И вот, воспользовавшись приглашением баптистского общества, которое письменно предложило мне приехать в ним на хутора, откуда они повезут меня по интересным местам степной губернии, – я решил, в первых числах июня 1905 г., ехать в степи. Предложение, действительно, было заманчивое.

Настоящие очерки, может быть беглые, являются результатом моих впечатлений по местам.

I

Степь. – Хлебные залежи. – Город Георгиевск. – Мост через Куму. – Большая дорога внутрь степей ставропольской губернии.

До станции Минеральные-Воды, до исторических в литературном отношении пятиглавого Бештау и красавицы Машука, идут вольные, беспредельные, как море, степи. Быстро мчится по ровной плоскости поезд, в растворенные окна вагонов несется аромат бесчисленных, пестреющих на зеленом фоне, трав, цветов, и спокойной волной колеблется, уходя вдаль, поверхность густой пшеницы. Черноземная сила степи охватывает людей даже в вагонах, куда врывается такой густой, здоровый воздух, что живит усталых, анемичных людей, едущих на курорты, не говоря о тех, кто тут, бодрый я смелый, живет и производит такое хлебное богатство.

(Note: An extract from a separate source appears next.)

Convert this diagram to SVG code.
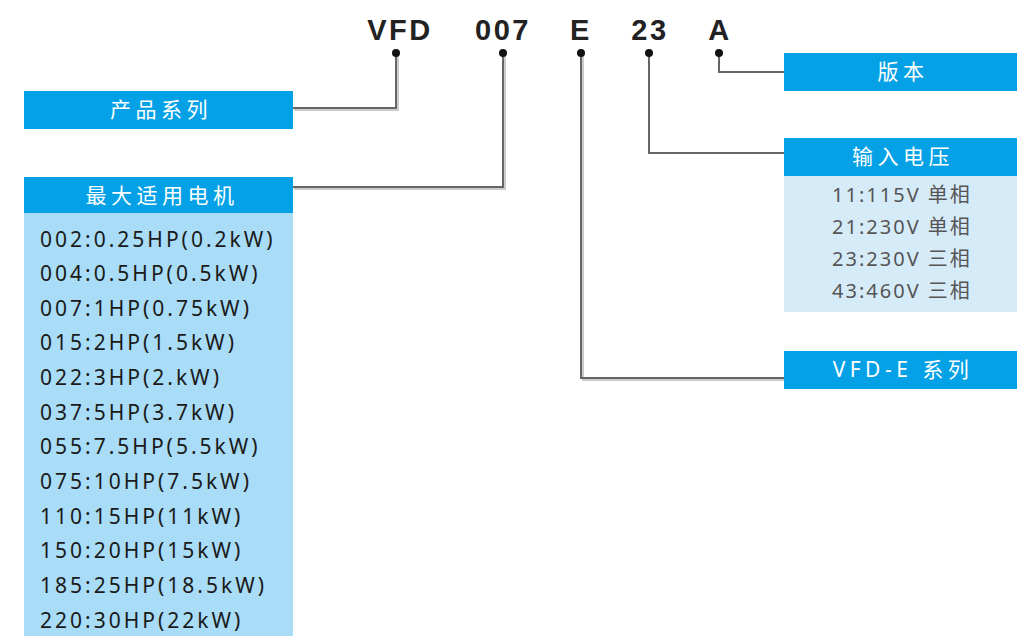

Действительно, на станциях загорелые, сухие лица местных степняков говорят за себя в смысле выносливости и силы.

Вольные степи, что вы перевидели, пережили!..

Неслись по-вашему ковылю дикие полчища татар, мелькали, как легкие тени, соседние горцы-черкесы, таились в широком раздолье беглые из России, пока, наконец, трудовая рука русского пахаря широкими лентами не перерезала вольных степей целыми тысячами десятин пшеницы, жита, ячменя. Качаются, шумят колосья, играя с ласковым ветром, золотясь на южном солнце и наливаясь на просторе крупным, сильным зерном разнородного хлеба и льна.

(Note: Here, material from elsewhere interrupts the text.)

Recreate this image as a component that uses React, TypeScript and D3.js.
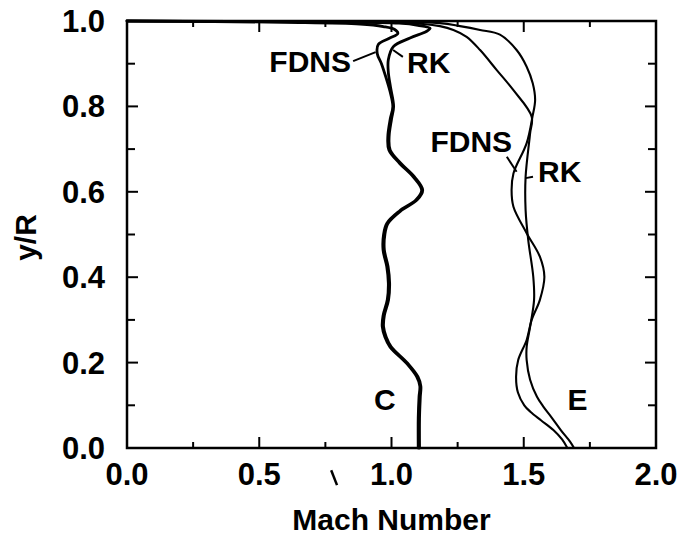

Да, степи северного Кавказа, еще не использованные, составляют житницу России и по своей силе и производительности вполне могут спорить с кубанскими, тоже богатейшими степями.

За Минеральными-Водами, станция Незлобная была целью моего путешествия по железной дороге. Там меня ждали и встретили.

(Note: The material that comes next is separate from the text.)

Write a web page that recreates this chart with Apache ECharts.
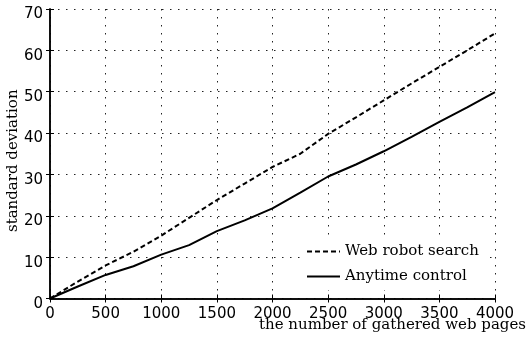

Было поздно; решено было переночевать на постоялом дворе, где имелись приличные, чистые комнаты, содержимые сектантом. Вечер, впрочем, не пропал даром. Я не думал, что мне так скоро придется познакомиться с хлебным богатством ставропольской губернии.

На небольшой станции Незлобная мы увидели целые горы прошлогоднего, не вывезенного еще зерна. Боже!.. сколько хлеба! Хотя бы раз, одним глазом, взглянуть на такое богатство нашему центральной полосы земледельцу. Я насчитал пять сараев по 200 сажен длины и сажен 20 ширины, сплошь заваленных мешками с зерном; кроме этих сараев, идут бараки с зерном, мукой и шерстью. К баракам во время дождей подступает вода, не говоря о том, что хлеб мокнет от дождей, ибо многие мешки ничем не прикрыты.

Вот по истине богатство, грандиозное и обыкновенное, о сохранении которого не особенно заботятся. – Сколько тут пудов?

– Миллионы, – отвечали мне. И везут, еще везут, а складывать негде!

– Что же не отправляют? Ведь часть хлеба несомненно сгниет?

– Вагонов нет. Не знаем, что будут делать, когда новое зерно двинется, – отвечали мне.

А мы говорим о бедности России, о неурожаях, когда ставропольские и кубанские степи могут прокормить чуть не всю Россию, да еще с остатком!..

Когда подавали лошадей, я бросил взгляд на маленькую станцию Незлобную. Хлебных сараев не было видно, они прятались в низине (не правда ли умно?), а вокруг станции – множество всевозможного ранга построек, среди которых немалое число трактиров и других веселых заведений.